*The request*. Lines holding the string "code" are the ones to copy from this listing.

*Extracted records*.
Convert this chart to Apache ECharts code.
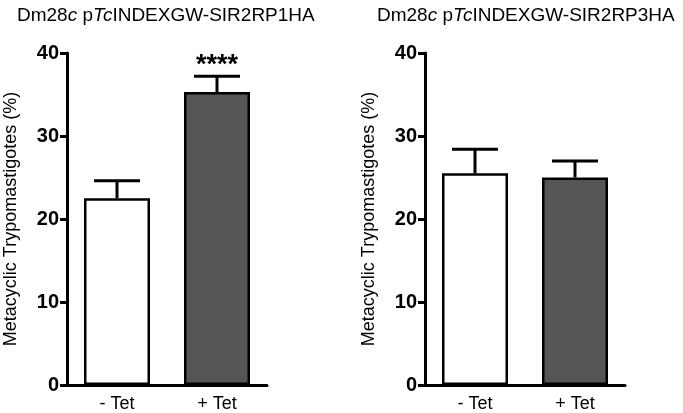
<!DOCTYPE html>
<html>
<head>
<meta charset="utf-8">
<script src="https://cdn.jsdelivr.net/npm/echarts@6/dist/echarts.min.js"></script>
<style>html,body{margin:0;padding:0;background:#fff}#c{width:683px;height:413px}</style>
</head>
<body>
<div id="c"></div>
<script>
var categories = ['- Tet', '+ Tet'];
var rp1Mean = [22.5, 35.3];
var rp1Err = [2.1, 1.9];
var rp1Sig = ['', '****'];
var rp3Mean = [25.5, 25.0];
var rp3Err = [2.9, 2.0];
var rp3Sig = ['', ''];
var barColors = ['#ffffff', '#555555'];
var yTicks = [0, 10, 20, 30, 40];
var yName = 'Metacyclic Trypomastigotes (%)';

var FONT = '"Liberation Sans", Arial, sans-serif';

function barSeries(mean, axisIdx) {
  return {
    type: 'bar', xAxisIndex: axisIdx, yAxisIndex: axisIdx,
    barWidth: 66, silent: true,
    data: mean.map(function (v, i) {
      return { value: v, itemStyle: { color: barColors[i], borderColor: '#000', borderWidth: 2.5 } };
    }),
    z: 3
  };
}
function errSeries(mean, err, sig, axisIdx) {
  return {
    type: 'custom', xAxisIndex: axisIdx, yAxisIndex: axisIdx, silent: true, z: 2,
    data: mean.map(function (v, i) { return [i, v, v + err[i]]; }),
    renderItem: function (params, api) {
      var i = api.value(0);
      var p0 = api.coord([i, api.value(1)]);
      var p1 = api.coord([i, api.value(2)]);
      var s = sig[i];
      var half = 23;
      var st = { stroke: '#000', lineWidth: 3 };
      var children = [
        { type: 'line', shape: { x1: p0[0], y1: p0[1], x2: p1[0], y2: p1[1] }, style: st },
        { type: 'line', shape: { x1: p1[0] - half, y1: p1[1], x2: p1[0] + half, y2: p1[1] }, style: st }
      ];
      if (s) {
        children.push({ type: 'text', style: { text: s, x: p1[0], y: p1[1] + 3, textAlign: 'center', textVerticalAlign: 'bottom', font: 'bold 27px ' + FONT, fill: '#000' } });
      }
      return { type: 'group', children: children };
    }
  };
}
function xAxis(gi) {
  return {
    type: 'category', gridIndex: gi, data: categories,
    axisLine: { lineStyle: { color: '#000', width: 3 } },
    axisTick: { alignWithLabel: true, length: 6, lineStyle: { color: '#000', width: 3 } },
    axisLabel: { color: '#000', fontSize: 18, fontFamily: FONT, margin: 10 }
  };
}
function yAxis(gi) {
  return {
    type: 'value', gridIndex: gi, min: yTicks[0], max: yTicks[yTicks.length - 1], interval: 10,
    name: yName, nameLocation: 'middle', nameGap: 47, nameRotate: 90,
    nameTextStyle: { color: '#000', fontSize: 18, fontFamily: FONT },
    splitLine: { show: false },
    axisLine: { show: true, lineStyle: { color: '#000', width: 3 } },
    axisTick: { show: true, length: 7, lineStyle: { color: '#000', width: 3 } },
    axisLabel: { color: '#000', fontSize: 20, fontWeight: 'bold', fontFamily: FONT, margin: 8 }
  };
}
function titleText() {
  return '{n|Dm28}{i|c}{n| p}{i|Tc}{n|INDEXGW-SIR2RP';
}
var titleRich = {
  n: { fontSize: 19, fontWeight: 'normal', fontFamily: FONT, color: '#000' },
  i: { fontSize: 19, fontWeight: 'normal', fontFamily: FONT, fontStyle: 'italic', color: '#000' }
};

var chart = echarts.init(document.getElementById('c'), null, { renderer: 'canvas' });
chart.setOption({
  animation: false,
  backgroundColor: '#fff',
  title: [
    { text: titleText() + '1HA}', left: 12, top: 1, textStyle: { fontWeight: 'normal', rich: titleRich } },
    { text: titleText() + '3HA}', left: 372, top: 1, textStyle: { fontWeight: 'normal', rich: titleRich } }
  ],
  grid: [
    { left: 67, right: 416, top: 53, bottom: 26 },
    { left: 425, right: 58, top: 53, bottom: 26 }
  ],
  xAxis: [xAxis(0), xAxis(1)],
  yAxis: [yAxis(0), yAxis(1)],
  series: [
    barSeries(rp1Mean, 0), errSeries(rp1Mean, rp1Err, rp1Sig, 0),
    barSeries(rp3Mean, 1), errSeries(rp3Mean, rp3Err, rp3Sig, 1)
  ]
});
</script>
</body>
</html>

==

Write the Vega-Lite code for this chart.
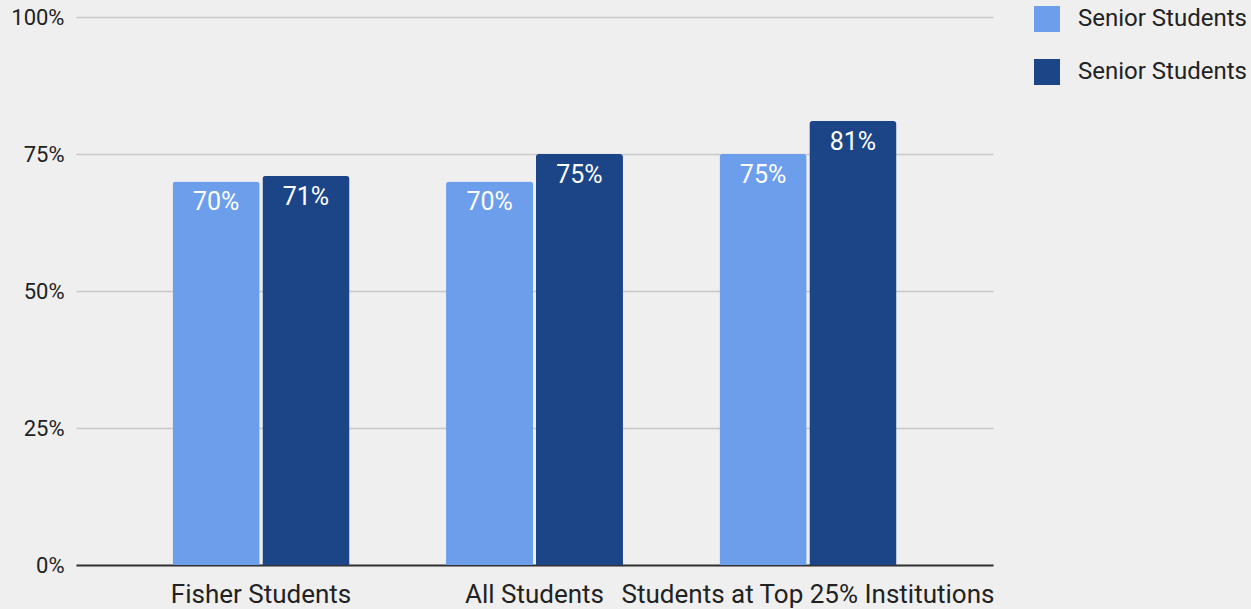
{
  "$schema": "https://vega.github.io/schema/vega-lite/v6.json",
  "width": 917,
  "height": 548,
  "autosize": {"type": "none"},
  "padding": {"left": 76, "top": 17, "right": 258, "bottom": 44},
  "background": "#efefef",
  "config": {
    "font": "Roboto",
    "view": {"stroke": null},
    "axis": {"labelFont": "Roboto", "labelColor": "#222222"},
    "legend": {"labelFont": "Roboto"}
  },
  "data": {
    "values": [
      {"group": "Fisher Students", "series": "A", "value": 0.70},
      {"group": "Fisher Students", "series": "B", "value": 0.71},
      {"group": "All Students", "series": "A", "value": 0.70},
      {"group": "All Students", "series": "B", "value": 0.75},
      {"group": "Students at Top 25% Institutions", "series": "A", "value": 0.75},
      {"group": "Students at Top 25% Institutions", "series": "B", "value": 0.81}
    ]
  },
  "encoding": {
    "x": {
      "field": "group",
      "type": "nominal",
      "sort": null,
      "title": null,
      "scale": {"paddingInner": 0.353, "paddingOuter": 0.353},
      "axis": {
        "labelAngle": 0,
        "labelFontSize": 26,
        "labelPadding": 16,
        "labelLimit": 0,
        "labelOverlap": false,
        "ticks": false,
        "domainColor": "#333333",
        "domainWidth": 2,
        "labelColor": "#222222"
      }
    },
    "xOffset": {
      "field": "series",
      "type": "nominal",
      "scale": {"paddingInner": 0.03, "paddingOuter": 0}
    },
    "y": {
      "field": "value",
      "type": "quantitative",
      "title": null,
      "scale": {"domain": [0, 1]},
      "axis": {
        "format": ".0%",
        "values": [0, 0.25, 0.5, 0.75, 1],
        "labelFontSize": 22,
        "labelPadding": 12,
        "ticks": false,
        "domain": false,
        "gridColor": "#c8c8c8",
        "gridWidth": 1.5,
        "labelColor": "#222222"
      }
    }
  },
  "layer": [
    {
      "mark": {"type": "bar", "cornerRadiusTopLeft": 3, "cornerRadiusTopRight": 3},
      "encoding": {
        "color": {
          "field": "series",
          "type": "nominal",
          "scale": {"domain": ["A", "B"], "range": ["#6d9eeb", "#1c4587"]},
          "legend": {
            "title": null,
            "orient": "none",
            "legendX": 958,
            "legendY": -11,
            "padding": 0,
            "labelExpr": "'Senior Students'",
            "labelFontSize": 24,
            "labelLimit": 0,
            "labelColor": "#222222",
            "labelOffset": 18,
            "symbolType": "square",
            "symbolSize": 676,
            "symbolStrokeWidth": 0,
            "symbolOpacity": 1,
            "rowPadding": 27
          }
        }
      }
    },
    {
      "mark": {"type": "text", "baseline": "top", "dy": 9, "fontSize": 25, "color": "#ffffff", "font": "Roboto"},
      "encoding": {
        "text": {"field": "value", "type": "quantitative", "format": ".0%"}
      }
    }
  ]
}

*The completed task*.
Convert this chart to Apache ECharts code.
Write the Vega-Lite code for this chart.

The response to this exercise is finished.